In other words, the voice in the whirlwind lays out no prescription for religious practice. It represents a Presence that infuses the soul with awe and transforms the human spirit. This is the beginning of reverence, meaning, healing, courage, and love; it is the Presence that comes to us in our greatest darkness and helps us understand and bear our suffering. For, how are we to bear the sufferings such as those of Job? How are we to bear the unbearable loss of loved ones? How are we to face our finitude and the knowledge of life's impermanence? How are we to find the courage to face the day with what Joseph Campbell referred to as "the joyful participation in the sorrows of the world" while we build our skyscrapers, explore outer space, feed the hungry, develop medicines to cure the sick, ensure that the arts thrive, repair our ravaged earth, and celebrate the every-day beauty of the small things?  How are we to bear facing the innocent faces of our children, knowing the suffering that awaits them, if we do not also know of something Other?

Which brings me back to my second image around which this series of writings has revolved. This is the image of the mother rushing into the nursery at night to console her crying baby with the words, "It's alright." And my answer now is this: She is moved by the love that makes courage and meaning possible. Anthony Stevens describes it like this:

            As I have argued, the most wonderful feature of the primal relationship 
            [mother-child], which Jungians accentuate and behaviorists ignore, is that
            it is ruled by Eros: it is perfused with love. The moment the mother-child
            dyad is formed, Eros is constellated. And it is out of what Jungians call the
            "Eros of relationship" that ego-consciousness grows. Knowledge of the world
            and security in the world are thus based on loving relatedness. We love life
            inasmuch as love was present in this first great affair of our lives.  (Stevens, p. 115)

This is the matrix of life: Love as the numinous power that awakens life and relationship. The infant reaches confidently with love first to its mother and then, with courage, to the stars.

This is not the sentimentality of love portrayed in the feel-good fiction of popular culture. This is the love known as Eros, a cosmogonic force of nature, understood as the creative Ground of all existence, such as the voice that spoke to Job. It appears to be the seen-and-unseen Presence that pervades the universe and shapes the astrophysical contours of our being, but simply known in the warm attachment between mother and child as love.
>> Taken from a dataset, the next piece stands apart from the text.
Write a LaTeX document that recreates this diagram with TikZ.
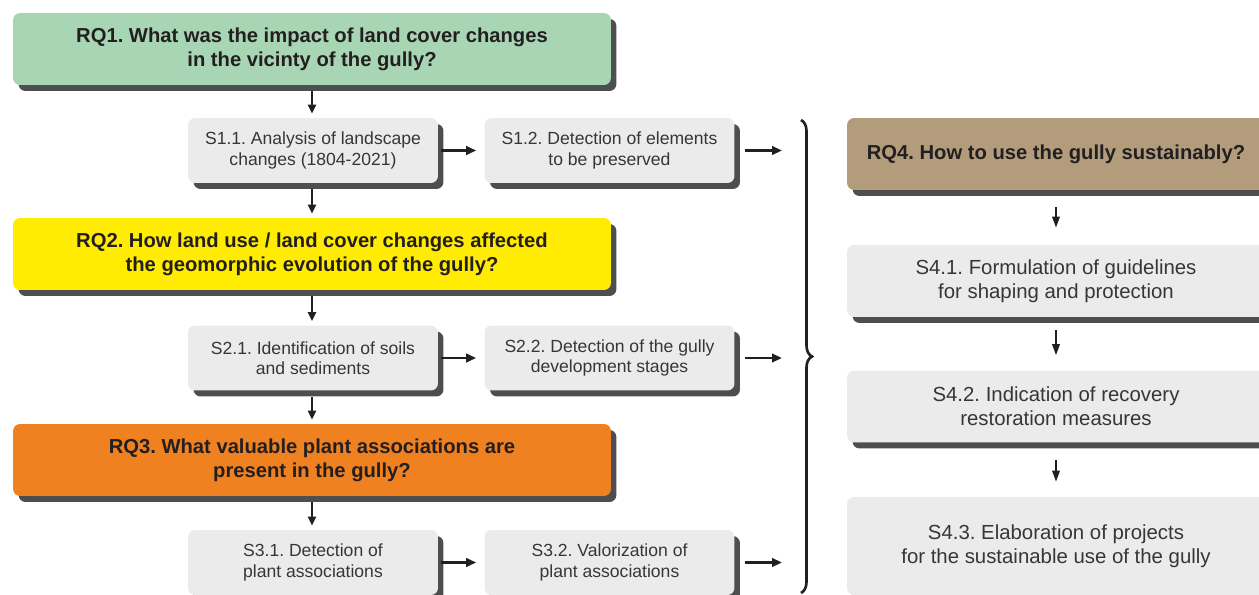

It is the substance of what IT means, and IT is the source of the courage that leads the mother to say confidently to her distressed child, "IT's alright." 

                                       LOVE MAKES COURAGE POSSIBLE;
                                       COURAGE MAKES LOVE COMPLETE.



                                                            REFERENCES

Jung, C.G. (1956). "Answer to Job."  Collected Works, Vol. 11. Princeton: Princeton University 
        Press.
________. (1940). "Psychology and Religion."  Collected Works, Vol. 11. Princeton: Princeton
        University Press.
Stevens, A. (2003).  Archetype Revisited: An Updated Natural History of the Self. Toronto: Inner
         City Books.
Tillich, P. (1952).  The Courage to Be.  New Haven: Yale University Press.